The core of the legislation sets a ceiling: in any of Valencia's neighbourhoods or districts, holiday homes and apartments cannot constitute more than 2% of the total housing stock. Furthermore, the total number of all tourist accommodations—including hotels and regulated apartments—cannot exceed 8% of the registered resident population in any area. An additional clause restricts holiday rentals on ground floors within residential zones to a maximum of 15%.

Responding to 'Touristflation'

This decisive action follows large-scale anti-tourism demonstrations that have erupted not only in Valencia but also in Barcelona, the Balearic Islands, and Málaga. Protesters decry the phenomenon dubbed 'touristflation'—where soaring tourist numbers drive up living costs, strain public services, and shrink the available long-term rental market, pushing residents out of city centres. The crisis is part of a wider national struggle, with the Spanish government recently committing €7 billion to public housing in an attempt to alleviate the pressure.

Valencia's approach represents a significant attempt at municipal-level control, aiming to prevent the kind of intense urban tourism concentration seen elsewhere. The city seeks to transition from a model of high-volume, low-cost tourism to one that is more sustainable and integrated, preserving the character of its barrios for those who live there year-round.

"The city’s main tourist accommodation sector, almost twice the number of hotel accommodations, operates in the shadows. And this is the problem that the proposal before us does not solve."

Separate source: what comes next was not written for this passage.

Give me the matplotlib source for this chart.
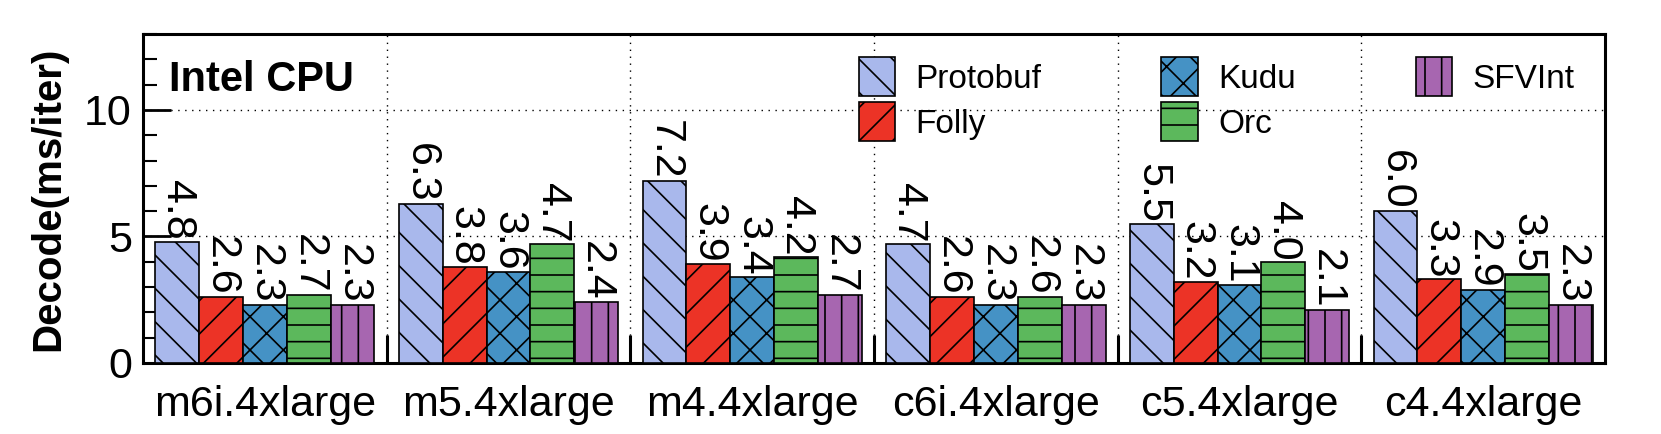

However, the plan faces immediate criticism from community groups who argue it does not go far enough. Francisco Guardeño, a representative of the Federation of Neighborhood Associations of Valencia, highlighted a critical flaw: the vast shadow economy of illegal rentals. "More than 9,000 tourist apartments [operate] illegally in the city," he warned, suggesting the new cap will be ineffective without robust enforcement mechanisms to tackle this parallel market.

The tension in Valencia reflects a broader European debate on managing tourism's externalities. From Venice to Amsterdam, cities are grappling with how to protect local communities and housing markets from the disruptive effects of global travel demand. The success or failure of Valencia's quantitative cap will be closely watched by other municipal governments across the continent seeking their own solutions.

As Spain continues to promote its cultural and culinary assets abroad—such as the global appeal of acorn-fed Iberian ham or initiatives like Macao's recent cultural roadshow in Madrid—the challenge of reconciling economic benefit with social sustainability at home becomes ever more acute. Valencia's new regulations are a bold bet that limiting supply is a necessary first step in reclaiming the city for its citizens.